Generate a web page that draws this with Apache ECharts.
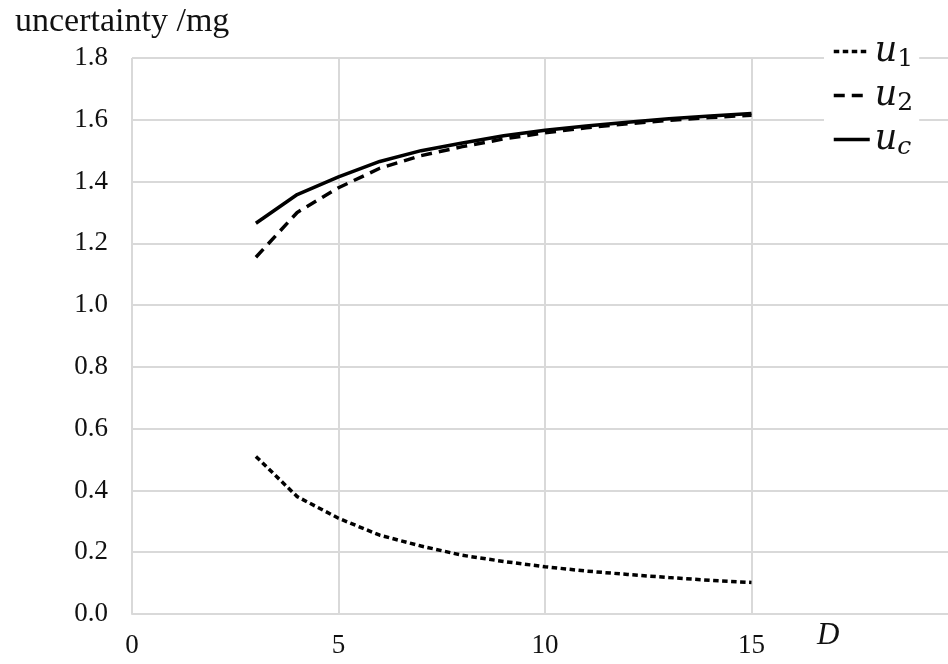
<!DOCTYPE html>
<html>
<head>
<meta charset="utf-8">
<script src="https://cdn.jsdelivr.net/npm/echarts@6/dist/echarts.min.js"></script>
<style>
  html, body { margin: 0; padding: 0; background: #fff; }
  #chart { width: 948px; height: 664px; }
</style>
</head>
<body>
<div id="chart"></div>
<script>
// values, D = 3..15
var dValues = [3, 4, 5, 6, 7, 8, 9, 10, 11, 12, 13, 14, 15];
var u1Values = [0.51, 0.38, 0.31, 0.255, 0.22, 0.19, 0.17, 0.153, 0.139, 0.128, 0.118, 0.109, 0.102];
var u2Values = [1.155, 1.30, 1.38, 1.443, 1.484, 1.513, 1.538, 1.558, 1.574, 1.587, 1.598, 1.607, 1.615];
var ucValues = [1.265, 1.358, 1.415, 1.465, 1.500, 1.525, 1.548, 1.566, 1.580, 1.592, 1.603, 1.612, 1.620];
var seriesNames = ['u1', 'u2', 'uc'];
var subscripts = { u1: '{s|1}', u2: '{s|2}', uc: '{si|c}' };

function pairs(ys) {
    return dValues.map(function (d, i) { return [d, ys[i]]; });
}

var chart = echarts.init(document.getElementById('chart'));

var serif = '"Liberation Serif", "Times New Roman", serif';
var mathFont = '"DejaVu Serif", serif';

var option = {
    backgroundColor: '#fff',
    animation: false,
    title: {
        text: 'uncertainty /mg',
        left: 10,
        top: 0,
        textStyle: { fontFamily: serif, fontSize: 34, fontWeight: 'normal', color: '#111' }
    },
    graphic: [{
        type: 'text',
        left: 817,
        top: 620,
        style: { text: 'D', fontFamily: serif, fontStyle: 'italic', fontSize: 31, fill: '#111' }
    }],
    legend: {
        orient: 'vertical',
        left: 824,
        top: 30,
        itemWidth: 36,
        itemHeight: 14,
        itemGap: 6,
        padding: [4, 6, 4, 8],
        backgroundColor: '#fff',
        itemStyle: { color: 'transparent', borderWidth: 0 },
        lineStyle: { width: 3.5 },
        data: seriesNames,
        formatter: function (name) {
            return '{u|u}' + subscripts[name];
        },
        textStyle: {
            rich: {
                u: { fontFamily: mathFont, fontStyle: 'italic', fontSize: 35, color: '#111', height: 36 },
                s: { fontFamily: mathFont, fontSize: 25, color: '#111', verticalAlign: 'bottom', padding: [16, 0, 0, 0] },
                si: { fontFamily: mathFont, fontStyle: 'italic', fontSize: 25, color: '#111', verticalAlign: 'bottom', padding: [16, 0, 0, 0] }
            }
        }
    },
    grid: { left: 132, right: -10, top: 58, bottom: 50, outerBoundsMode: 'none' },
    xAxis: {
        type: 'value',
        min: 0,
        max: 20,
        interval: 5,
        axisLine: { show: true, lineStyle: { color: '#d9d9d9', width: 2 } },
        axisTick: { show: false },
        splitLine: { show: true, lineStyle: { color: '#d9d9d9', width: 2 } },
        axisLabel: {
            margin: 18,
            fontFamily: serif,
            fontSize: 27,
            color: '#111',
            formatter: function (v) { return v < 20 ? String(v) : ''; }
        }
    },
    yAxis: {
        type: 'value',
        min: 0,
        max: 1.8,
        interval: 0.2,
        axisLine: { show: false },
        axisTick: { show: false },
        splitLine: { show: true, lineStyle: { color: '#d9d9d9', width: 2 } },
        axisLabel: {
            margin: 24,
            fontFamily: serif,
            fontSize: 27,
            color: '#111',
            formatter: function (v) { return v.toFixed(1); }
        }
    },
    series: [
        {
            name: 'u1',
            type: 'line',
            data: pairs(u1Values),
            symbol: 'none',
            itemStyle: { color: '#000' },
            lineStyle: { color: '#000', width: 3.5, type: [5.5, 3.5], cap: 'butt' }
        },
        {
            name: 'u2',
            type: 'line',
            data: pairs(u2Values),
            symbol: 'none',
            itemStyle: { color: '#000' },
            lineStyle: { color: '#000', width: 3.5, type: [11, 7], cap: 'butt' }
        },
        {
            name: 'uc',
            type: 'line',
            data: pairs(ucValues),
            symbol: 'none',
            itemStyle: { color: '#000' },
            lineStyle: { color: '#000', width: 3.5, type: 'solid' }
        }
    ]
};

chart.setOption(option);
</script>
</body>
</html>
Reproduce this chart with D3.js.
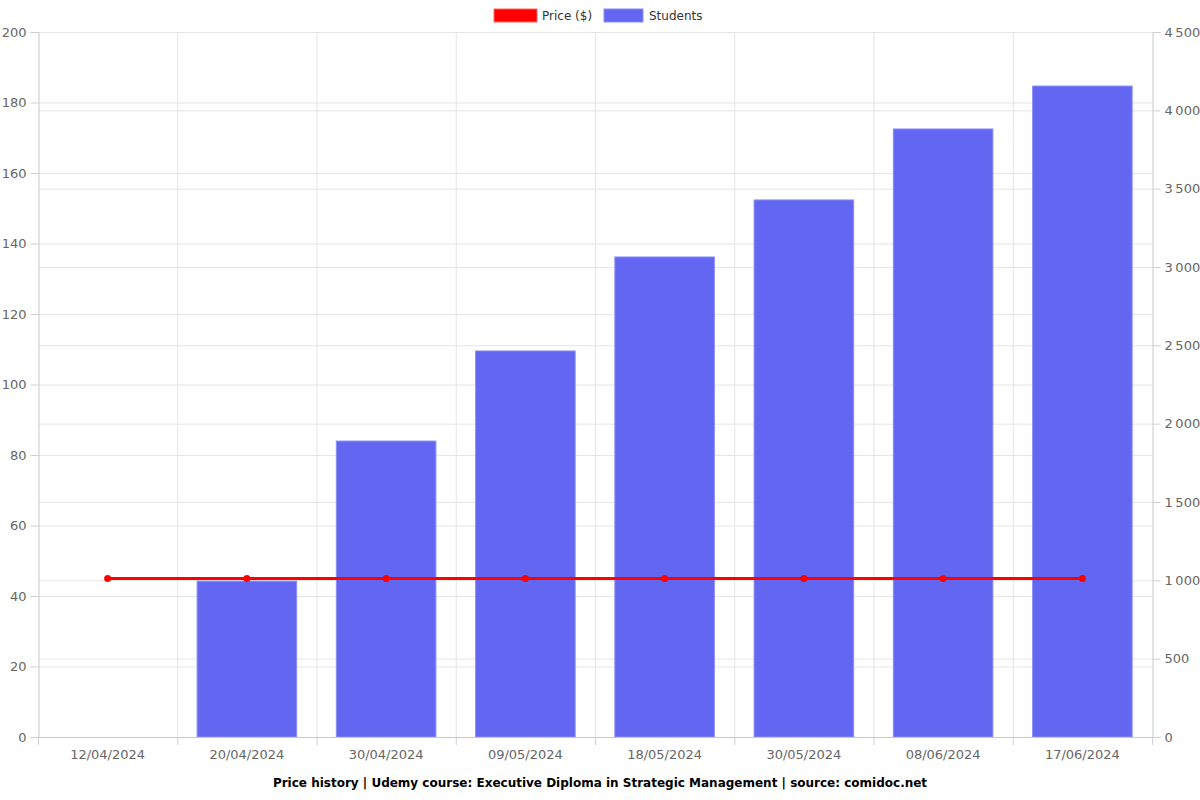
====
■ **Work to do**
Leave out the pictures and output the rest of the material exactly as written.

■ **Task response**
Generate a web page that draws this with Apache ECharts.
<!DOCTYPE html>
<html>
<head>
<meta charset="utf-8">
<script src="https://cdn.jsdelivr.net/npm/echarts@6/dist/echarts.min.js"></script>
<style>
  html, body { margin: 0; padding: 0; background: #fff; }
  #chart { width: 948px; height: 664px; }
</style>
</head>
<body>
<div id="chart"></div>
<script>
// values, D = 3..15
var dValues = [3, 4, 5, 6, 7, 8, 9, 10, 11, 12, 13, 14, 15];
var u1Values = [0.51, 0.38, 0.31, 0.255, 0.22, 0.19, 0.17, 0.153, 0.139, 0.128, 0.118, 0.109, 0.102];
var u2Values = [1.155, 1.30, 1.38, 1.443, 1.484, 1.513, 1.538, 1.558, 1.574, 1.587, 1.598, 1.607, 1.615];
var ucValues = [1.265, 1.358, 1.415, 1.465, 1.500, 1.525, 1.548, 1.566, 1.580, 1.592, 1.603, 1.612, 1.620];
var seriesNames = ['u1', 'u2', 'uc'];
var subscripts = { u1: '{s|1}', u2: '{s|2}', uc: '{si|c}' };

function pairs(ys) {
    return dValues.map(function (d, i) { return [d, ys[i]]; });
}

var chart = echarts.init(document.getElementById('chart'));

var serif = '"Liberation Serif", "Times New Roman", serif';
var mathFont = '"DejaVu Serif", serif';

var option = {
    backgroundColor: '#fff',
    animation: false,
    title: {
        text: 'uncertainty /mg',
        left: 10,
        top: 0,
        textStyle: { fontFamily: serif, fontSize: 34, fontWeight: 'normal', color: '#111' }
    },
    graphic: [{
        type: 'text',
        left: 817,
        top: 620,
        style: { text: 'D', fontFamily: serif, fontStyle: 'italic', fontSize: 31, fill: '#111' }
    }],
    legend: {
        orient: 'vertical',
        left: 824,
        top: 30,
        itemWidth: 36,
        itemHeight: 14,
        itemGap: 6,
        padding: [4, 6, 4, 8],
        backgroundColor: '#fff',
        itemStyle: { color: 'transparent', borderWidth: 0 },
        lineStyle: { width: 3.5 },
        data: seriesNames,
        formatter: function (name) {
            return '{u|u}' + subscripts[name];
        },
        textStyle: {
            rich: {
                u: { fontFamily: mathFont, fontStyle: 'italic', fontSize: 35, color: '#111', height: 36 },
                s: { fontFamily: mathFont, fontSize: 25, color: '#111', verticalAlign: 'bottom', padding: [16, 0, 0, 0] },
                si: { fontFamily: mathFont, fontStyle: 'italic', fontSize: 25, color: '#111', verticalAlign: 'bottom', padding: [16, 0, 0, 0] }
            }
        }
    },
    grid: { left: 132, right: -10, top: 58, bottom: 50, outerBoundsMode: 'none' },
    xAxis: {
        type: 'value',
        min: 0,
        max: 20,
        interval: 5,
        axisLine: { show: true, lineStyle: { color: '#d9d9d9', width: 2 } },
        axisTick: { show: false },
        splitLine: { show: true, lineStyle: { color: '#d9d9d9', width: 2 } },
        axisLabel: {
            margin: 18,
            fontFamily: serif,
            fontSize: 27,
            color: '#111',
            formatter: function (v) { return v < 20 ? String(v) : ''; }
        }
    },
    yAxis: {
        type: 'value',
        min: 0,
        max: 1.8,
        interval: 0.2,
        axisLine: { show: false },
        axisTick: { show: false },
        splitLine: { show: true, lineStyle: { color: '#d9d9d9', width: 2 } },
        axisLabel: {
            margin: 24,
            fontFamily: serif,
            fontSize: 27,
            color: '#111',
            formatter: function (v) { return v.toFixed(1); }
        }
    },
    series: [
        {
            name: 'u1',
            type: 'line',
            data: pairs(u1Values),
            symbol: 'none',
            itemStyle: { color: '#000' },
            lineStyle: { color: '#000', width: 3.5, type: [5.5, 3.5], cap: 'butt' }
        },
        {
            name: 'u2',
            type: 'line',
            data: pairs(u2Values),
            symbol: 'none',
            itemStyle: { color: '#000' },
            lineStyle: { color: '#000', width: 3.5, type: [11, 7], cap: 'butt' }
        },
        {
            name: 'uc',
            type: 'line',
            data: pairs(ucValues),
            symbol: 'none',
            itemStyle: { color: '#000' },
            lineStyle: { color: '#000', width: 3.5, type: 'solid' }
        }
    ]
};

chart.setOption(option);
</script>
</body>
</html>
Reproduce this chart with D3.js.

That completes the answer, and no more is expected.